Oleh karena itu, tidak salah jika disimpulkah pilkada tahun ini tidak jauh berbeda dengan pilkada sebelumnya, justru KPU yang sebelumnya lembaga independen menurut UUD 1945, kini ditumpangi oleh “kepentingan” DPR. Penulis menyebutnya kepentingan karena DPR adalah lembaga politik, yang tentu segala keputusannya adalah hasil kompromi-kompromi politik. Ironi memang, DPD yang merupakan wakil lansung tiap-tiap daerah justru tidak dilibatkan sama sekali.
Dua Masalah
Jika mengacu pada pilkada sebelumnya, maka ada dua masalah besar yang pasti selalu ditemui dalam setiap perhelatan akbar pilkada. Pertama money politics, dalam hal ini kita tidak dapat menjadikan ibu kota Jakarta sebagai barometer tingkat money politics di Indonesia. Jakarta dihuni oleh golongan masyarakat yang telah modern tidak saja dari pola hidup tapi juga pola pikir, tentu pendidikan politik akan diterima lebih cepat. Kondisi itu akan jauh berbeda halnya dengan daerah-daerah terpencil yang tinggal di daerah-daerah terpencil. Money politics dengan berbagai variannya masih masif ditemui, bahkan dilakukan dengan terang-terangan. Lebih jauh, pemanfaatan aparatur pemerintahan (PNS, Kepala Desa, Kepala Sekolah, dan lain-lain) juga masih sangat banyak. Kondisi demikian yang sepertinya yang lepas dari pandangan Bawaslu, KPU, dan media sehingga terus terjadi sepanjang tahun. Wajar saja jika demokrasi di negeri ini kian dibajak oleh penumpang ilegal yang menghambakan diri pada jabatan dan kelas sosial.
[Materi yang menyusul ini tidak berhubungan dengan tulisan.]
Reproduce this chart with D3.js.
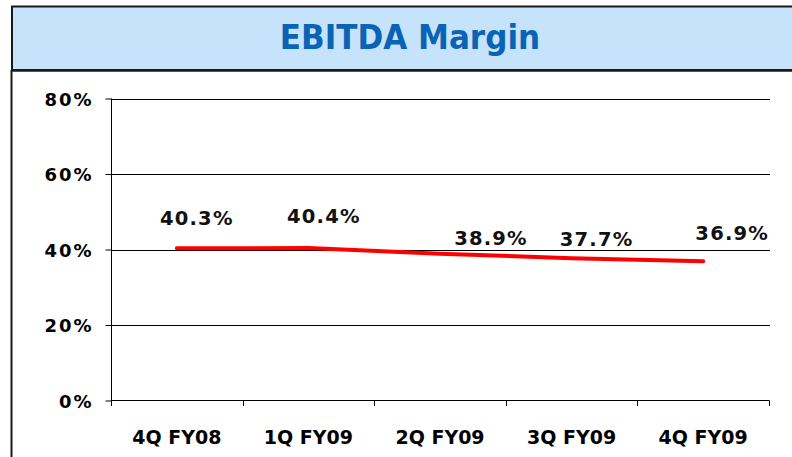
<!DOCTYPE html>
<html><head><meta charset="utf-8">
<script src="https://cdn.jsdelivr.net/npm/d3@7"></script>
<style>body{margin:0;background:#fff}svg{display:block}</style>
</head><body>
<svg id="c" width="792" height="457"></svg>
<script>
const title = "EBITDA Margin";
const categories = ["4Q FY08", "1Q FY09", "2Q FY09", "3Q FY09", "4Q FY09"];
const margins = [40.3, 40.4, 38.9, 37.7, 36.9];
const yTicks = [0, 20, 40, 60, 80];
// manual label offsets (layout, from data point)
const labelDx = [20, 15.5, 51, 25, 29];
const labelDy = [-23, -24.5, -9, -12, -21.7];

(function () {
const svg = d3.select("#c");
const W = 792, H = 457;

// title box
svg.append("rect").attr("x", 12).attr("y", 6.5).attr("width", 800).attr("height", 63.5)
  .attr("fill", "#C5E4FC").attr("stroke", "#1a1a1a").attr("stroke-width", 2);
svg.append("text").attr("x", 410).attr("y", 48.5).attr("text-anchor", "middle")
  .attr("font-family", "'DejaVu Sans Condensed','DejaVu Sans',sans-serif")
  .attr("font-weight", "bold").attr("font-size", 34.5).attr("fill", "#0A63B4")
  .text(title);
// lower frame
svg.append("line").attr("x1", 11.5).attr("x2", 11.5).attr("y1", 70).attr("y2", H)
  .attr("stroke", "#1a1a1a").attr("stroke-width", 2);
svg.append("line").attr("x1", 11).attr("x2", W).attr("y1", 70.5).attr("y2", 70.5)
  .attr("stroke", "#1a1a1a").attr("stroke-width", 2.5);

const pLeft = 111, pRight = 769, pTop = 98.5, pBottom = 400.5;
const x = d3.scaleBand().domain(categories).range([pLeft, pRight]);
const y = d3.scaleLinear().domain([0, 80]).range([pBottom, pTop]);

const font = "'DejaVu Sans',Verdana,sans-serif";

// gridlines
svg.append("g").selectAll("line").data(yTicks.filter(d => d > 0)).join("line")
  .attr("x1", pLeft).attr("x2", pRight + 1)
  .attr("y1", d => Math.round(y(d)) + 0.5).attr("y2", d => Math.round(y(d)) + 0.5)
  .attr("stroke", "#000").attr("stroke-width", 1);

// y axis
const yAxis = svg.append("g").attr("transform", `translate(${pLeft + 0.5},0)`)
  .call(d3.axisLeft(y).tickValues(yTicks).tickSize(6).tickPadding(12).tickFormat(d => d + "%"));
yAxis.select(".domain").attr("d", `M0,${pTop}V406`).attr("stroke", "#000");
yAxis.selectAll(".tick line").attr("stroke", "#000");
yAxis.selectAll(".tick text").attr("font-family", font).attr("font-weight", "bold")
  .attr("font-size", 18).attr("fill", "#000").attr("letter-spacing", "2px").attr("dy", "0.37em");

// x axis
const xAxis = svg.append("g").attr("transform", `translate(0,${pBottom})`)
  .call(d3.axisBottom(x).tickSize(0).tickPadding(0));
xAxis.select(".domain").attr("d", `M${pLeft},0H${pRight + 0.5}`).attr("stroke", "#000");
xAxis.selectAll(".tick text").attr("font-family", font).attr("font-weight", "bold")
  .attr("font-size", 19).attr("fill", "#000").attr("dy", 0).attr("y", 43);
// boundary ticks
const bounds = categories.map(c => x(c)).concat([pRight]);
svg.append("g").selectAll("line").data(bounds).join("line")
  .attr("x1", d => Math.round(d) + 0.5).attr("x2", d => Math.round(d) + 0.5)
  .attr("y1", pBottom).attr("y2", 406).attr("stroke", "#000");

// line
const cx = c => x(c) + x.bandwidth() / 2;
svg.append("path").datum(margins)
  .attr("d", d3.line().x((d, i) => cx(categories[i])).y(d => y(d)))
  .attr("fill", "none").attr("stroke", "#FF0000").attr("stroke-width", 4)
  .attr("stroke-linecap", "round").attr("stroke-linejoin", "round");

// data labels
svg.append("g").selectAll("text").data(margins).join("text")
  .attr("x", (d, i) => cx(categories[i]) + labelDx[i])
  .attr("y", (d, i) => y(d) + labelDy[i])
  .attr("text-anchor", "middle").attr("font-family", font).attr("font-weight", "bold")
  .attr("font-size", 19.5).attr("letter-spacing", "1.2px").attr("fill", "#111")
  .text(d => d.toFixed(1) + "%");
})();
</script>
</body></html>
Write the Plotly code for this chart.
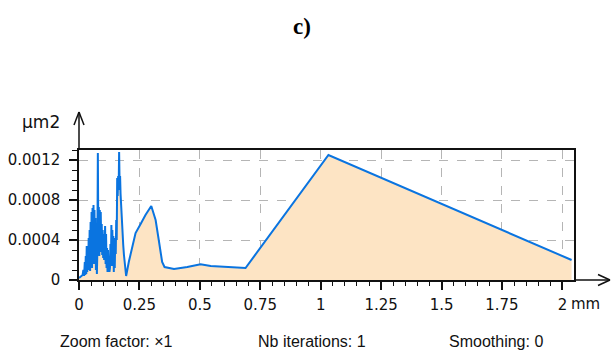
import plotly.graph_objects as go

# Profile of the measured area (µm²) along the scan distance (mm)
dist_mm = [
    0.000, 0.005, 0.010, 0.015, 0.018, 0.021, 0.024, 0.026, 0.028, 0.030,
    0.032, 0.034, 0.036, 0.038, 0.040, 0.042, 0.044, 0.046, 0.048, 0.050,
    0.052, 0.054, 0.056, 0.058, 0.060, 0.062, 0.064, 0.066, 0.068, 0.070,
    0.072, 0.074, 0.076, 0.078, 0.080, 0.082, 0.084, 0.086, 0.088, 0.090,
    0.092, 0.094, 0.096, 0.098, 0.100, 0.102, 0.104, 0.106, 0.108, 0.110,
    0.112, 0.114, 0.116, 0.118, 0.120, 0.122, 0.124, 0.126, 0.128, 0.130,
    0.132, 0.134, 0.136, 0.138, 0.140, 0.142, 0.144, 0.146, 0.148, 0.150,
    0.152, 0.154, 0.156, 0.158, 0.160, 0.162, 0.164, 0.166, 0.168, 0.170,
    0.172, 0.174, 0.176, 0.178, 0.180, 0.183, 0.186, 0.189, 0.192, 0.195,
    0.206, 0.220, 0.234, 0.255, 0.275, 0.299, 0.317, 0.330, 0.344, 0.354,
    0.393, 0.448, 0.503, 0.545, 0.600, 0.689, 1.032, 2.038,
]
area_um2 = [
    0.00002, 0.00003, 0.00004, 0.00005, 0.00010, 0.00004, 0.00018, 0.00005, 0.00024, 0.00006,
    0.00034, 0.00008, 0.00026, 0.00010, 0.00042, 0.00012, 0.00050, 0.00009, 0.00058, 0.00015,
    0.00068, 0.00012, 0.00072, 0.00020, 0.00075, 0.00016, 0.00070, 0.00022, 0.00062, 0.00010,
    0.00050, 0.00006, 0.00030, 0.00127, 0.00040, 0.00073, 0.00024, 0.00070, 0.00028, 0.00068,
    0.00030, 0.00056, 0.00025, 0.00050, 0.00022, 0.00046, 0.00020, 0.00028, 0.00054, 0.00016,
    0.00046, 0.00012, 0.00032, 0.00008, 0.00030, 0.00010, 0.00022, 0.00008, 0.00012, 0.00036,
    0.00014, 0.00055, 0.00020, 0.00050, 0.00014, 0.00044, 0.00008, 0.00036, 0.00012, 0.00042,
    0.00026, 0.00060, 0.00040, 0.00102, 0.00084, 0.00104, 0.00090, 0.00128, 0.00096, 0.00104,
    0.00086, 0.00074, 0.00068, 0.00056, 0.00046, 0.00035, 0.00025, 0.00016, 0.00008, 0.00004,
    0.00018, 0.00033, 0.00047, 0.00056, 0.00065, 0.00074, 0.00060, 0.00040, 0.00018, 0.00013,
    0.00011, 0.00013, 0.000157, 0.00014, 0.00013, 0.00012, 0.00125, 0.00020,
]

x_tick_vals = [0, 0.25, 0.5, 0.75, 1, 1.25, 1.5, 1.75, 2]
x_tick_text = ["0", "0.25", "0.5", "0.75", "1", "1.25", "1.5", "1.75", "2"]
y_tick_vals = [0, 0.0004, 0.0008, 0.0012]
y_tick_text = ["0", "0.0004", "0.0008", "0.0012"]

x_unit = "mm"
y_unit = "µm2"
panel_label = "c)"
footer_items = ["Zoom factor: ×1", "Nb iterations: 1", "Smoothing: 0"]

LINE = "#0a74e0"
FILL = "#fde4c4"
GRID = "#b5b5b5"
INK = "#111111"
TICK_FONT = "DejaVu Sans, Verdana, sans-serif"
SANS = "Liberation Sans, Arial, sans-serif"

fig = go.Figure()
fig.add_trace(go.Scatter(
    x=dist_mm, y=area_um2, mode="lines",
    line=dict(color=LINE, width=2),
    fill="tozeroy", fillcolor=FILL,
    hoverinfo="skip", showlegend=False,
))

axis_common = dict(
    showline=True, linecolor=INK, linewidth=1.5, mirror=True,
    showgrid=True, gridcolor=GRID, griddash="dash", gridwidth=1,
    ticks="outside", ticklen=8, tickwidth=1.5, tickcolor=INK,
    zeroline=False, automargin=False,
    tickfont=dict(family=TICK_FONT, size=15, color=INK),
)

fig.update_xaxes(
    range=[0, 2.048], tickmode="array", tickvals=x_tick_vals, ticktext=x_tick_text,
    minor=dict(dtick=0.05, ticks="outside", ticklen=4, tickwidth=1.2, tickcolor=INK, showgrid=False),
    ticklabelstandoff=2,
    **axis_common,
)
fig.update_yaxes(
    range=[0, 0.0013], tickmode="array", tickvals=y_tick_vals, ticktext=y_tick_text,
    minor=dict(dtick=0.0001, ticks="outside", ticklen=5, tickwidth=1.2, tickcolor=INK, showgrid=False),
    ticklabelstandoff=6,
    **axis_common,
)

# Plot area in pixels: left 79, right 574, top 150, bottom 280
L, R, T, B = 79, 574, 150, 280
W, H = R - L, B - T


def px(xp):
    return (xp - L) / W


def py(yp):
    return (B - yp) / H


shapes = []
# Extended axes with open arrow heads
shapes.append(dict(type="line", xref="paper", yref="paper", x0=1, x1=px(610), y0=0, y1=0,
                   line=dict(color=INK, width=1.5)))
shapes.append(dict(type="line", xref="paper", yref="paper", x0=px(598), x1=px(610), y0=py(274.5), y1=0,
                   line=dict(color=INK, width=1.5)))
shapes.append(dict(type="line", xref="paper", yref="paper", x0=px(598), x1=px(610), y0=py(285.5), y1=0,
                   line=dict(color=INK, width=1.5)))
shapes.append(dict(type="line", xref="paper", yref="paper", x0=0, x1=0, y0=1, y1=py(112),
                   line=dict(color=INK, width=1.5)))
shapes.append(dict(type="line", xref="paper", yref="paper", x0=px(74), x1=0, y0=py(125), y1=py(112),
                   line=dict(color=INK, width=1.5)))
shapes.append(dict(type="line", xref="paper", yref="paper", x0=px(84), x1=0, y0=py(125), y1=py(112),
                   line=dict(color=INK, width=1.5)))

annotations = [
    dict(text=y_unit, xref="paper", yref="paper", x=px(62), y=py(122),
         xanchor="right", yanchor="middle", showarrow=False,
         font=dict(family=TICK_FONT, size=17, color=INK)),
    dict(text=x_unit, xref="paper", yref="paper", x=px(569), y=py(304),
         xanchor="left", yanchor="middle", showarrow=False,
         font=dict(family=TICK_FONT, size=15, color=INK)),
    dict(text="<b>" + panel_label + "</b>", xref="paper", yref="paper", x=px(302), y=py(26),
         xanchor="center", yanchor="middle", showarrow=False,
         font=dict(family="Liberation Serif, Times New Roman, serif", size=23, color="#000000")),
]
for text, cx in zip(footer_items, [116.5, 312, 496]):
    annotations.append(dict(text=text, xref="paper", yref="paper", x=px(cx), y=py(341),
                            xanchor="center", yanchor="middle", showarrow=False,
                            font=dict(family=SANS, size=16, color=INK)))

fig.update_layout(
    width=611, height=350,
    margin=dict(l=L, r=611 - R, t=T, b=350 - B, pad=0),
    paper_bgcolor="white", plot_bgcolor="white",
    shapes=shapes, annotations=annotations,
    showlegend=False,
)

fig.write_html("out.html", config={"displayModeBar": False})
Money pilitics muncul disebabkan tidak bekerja semua steakholder dalam pilkada, masyarakat yang apatis, calon yang tandus nilai, media yang tidak independen, KPU yang memihak, dan Bawaslu yang takut bertindak, semua memerankan perannya dengan sempurna dan selalu berulang-ulang setiap tahun. Kondisi itu semakin diperparah pula oleh “sistem” yang carut-marut peninggalan orde masa lalu yang sedemikian korup.
Kedua upaya hukum, upaya hukum yang dimaksud baik berupa permohonan sengketa Pilkada kepada Mahkamah Konstitusi (MK) ataupun perkara pidana ke Mahkamah Agung (MA). Upaya hukum tentu menjadi hak setiap warga negara tanpa terkecuali, karena eksistensi negara hukum justru untuk melindungi hak setiap warga negara. Tetapi upaya hukum menjadi bermasalah saat dijadikan sebagai jalan lain memperoleh kemenangan padahal sudah jelas dan nyata kalah. Masalah akan semakin membesar saat upaya hukum dilakukan dengan menghalalkan berbagai macam cara, termasuk penyuapan. Bahkan lembaga sekelas Mahkamah Konstitusi yang dipercaya integritas hakimnya sebagai “negarawan”, tidak luput dari praktek penyuapan. Kasus Akil Muchtar menghenyak kesadaran publik bahwa potensi membajak demokrasi dapat dilakukan oleh siapa saja. Kalau sudah begini orang akan berpikir kekuasaan dan jabatan adalah tentang uang, bukan pengabdian.
Keberanian
Dua masalah di atas, money politics dan upaya hukum melalui MK dan MA, harus benar-benar menjadi perhatian, karena pengalaman masa lalu menunjukkan keduanya selalu terulang. Pelaksanaan pilkada hanya beberapa hari lagi, tetapi kesempatan untuk melakukan perbaikan tidak pernah terlambat. KPU dan Bawaslu jangan hanya terfokus pada kota-kota besar, namun mengoptimalkan sedemikian rupa KPU dan Bawaslu yang ada di daerah-daerah terpencil, begitupun hakim-hakim MK dan MA untuk berbenah sedemikian rupa untuk menghindari potensi terkecil pembajakan demokrasi. Keempatnya bukan lembaga yang baru dibentuk kemarin sore, jadi sejatinya sudah sangat mengetahui apa yang harus dilakukan, masalahnya adalah “Keberanian”.
-Penulis adalah Mahasiswa Program Doktor Fakultas Hukum UII YOGYAKARTA dan Peneliti pada Pusat Studi Hukum Konstitusi (PSHK) Fakultas Hukum UII.